Greetings,
----- Original Message -----
On 07/02/2018 04:29 PM, Paul W. Frields wrote:
On Fri, Jun 29, 2018 at 10:35:57AM +0200, Florian Weimer wrote:
Is it appropriate for Fedora to ship software whose only purpose is to violate terms of service of web sites, such as restrictions like this?
“You agree not to access Content through any technology or means other than the video playback pages of the Service itself, the Embeddable Player, or other explicitly authorized means […] may designate.”
The software is specifically designed to circumvent restrictions the web site operator has put in place to prevent offline viewing of content.
You didn't indicate which software you refer to.
Spot can advise more here, certainly. My recollection is Fedora hasn't generally assessed software based on how people use it, with very specific exceptions. Any software that can be used to subvert ToS could also be used by the site operator to test countermeasures, so this seems to me an unwise place to draw a line.
I was wondering about quvi/libquvi-scripts and youtube-dl.

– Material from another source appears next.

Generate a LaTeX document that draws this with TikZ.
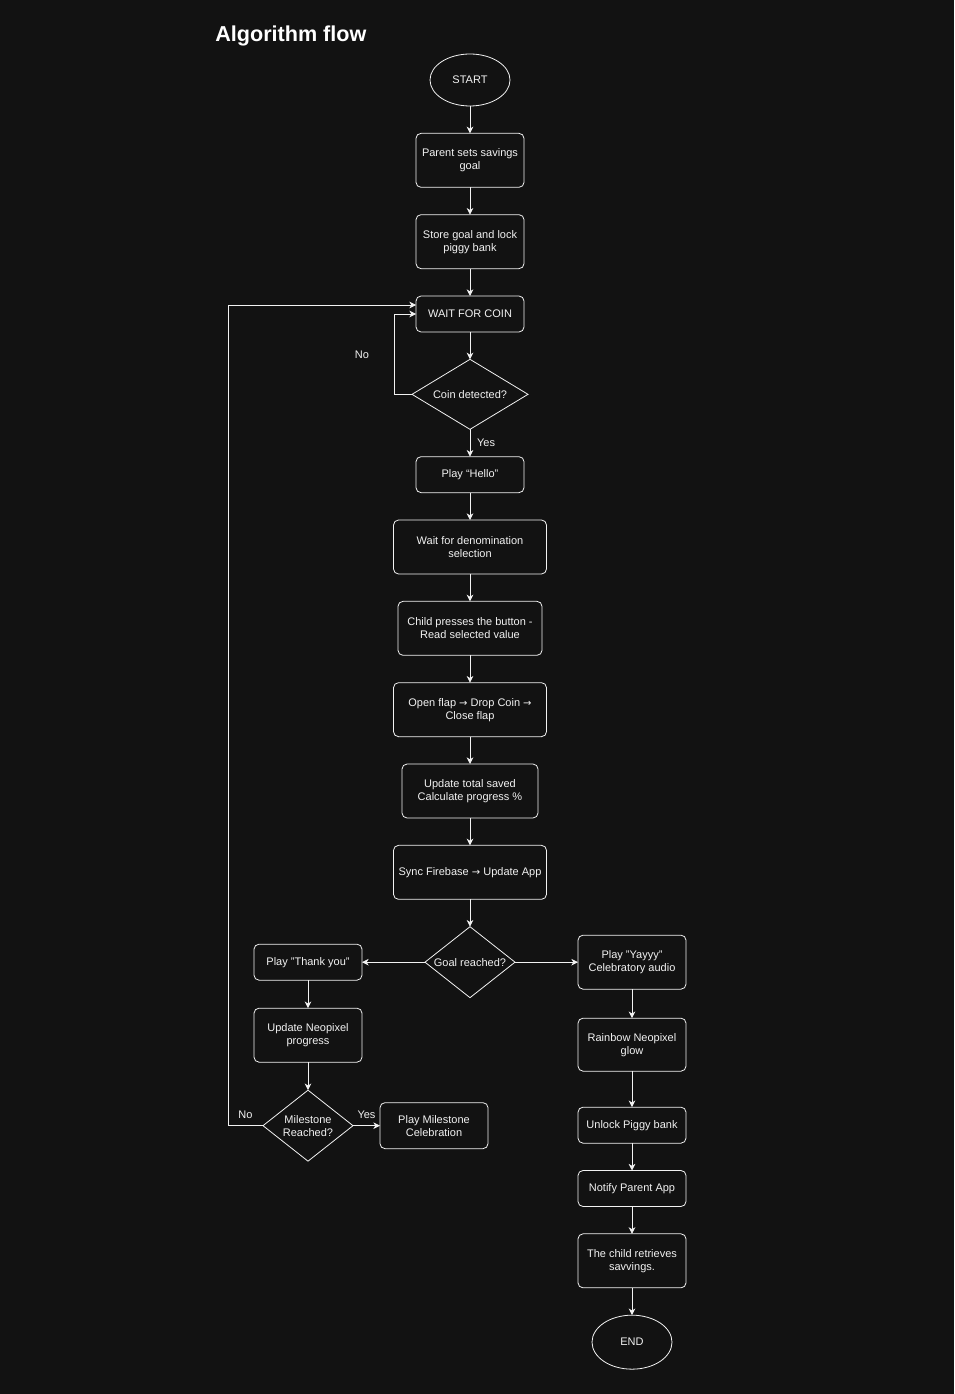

The URLs in libquvi-scripts are hard-coded, and the test suite attempts to connect to youtube.com (for example). The Totem integration does not prompt for a URL, either. All this suggests to me that the expectation is that the software can only be used to access those video sites, and not testing your own video streaming service.
Thanks, Florian
I don't know what quvi is but youtube-dl handles dozens and dozens of sites... among which I'm guessing there are some that allow users to download their content... but I haven't verified that. It is kinda like some of the hardware emulators... they can be used to run stolen ROMs as well as legit.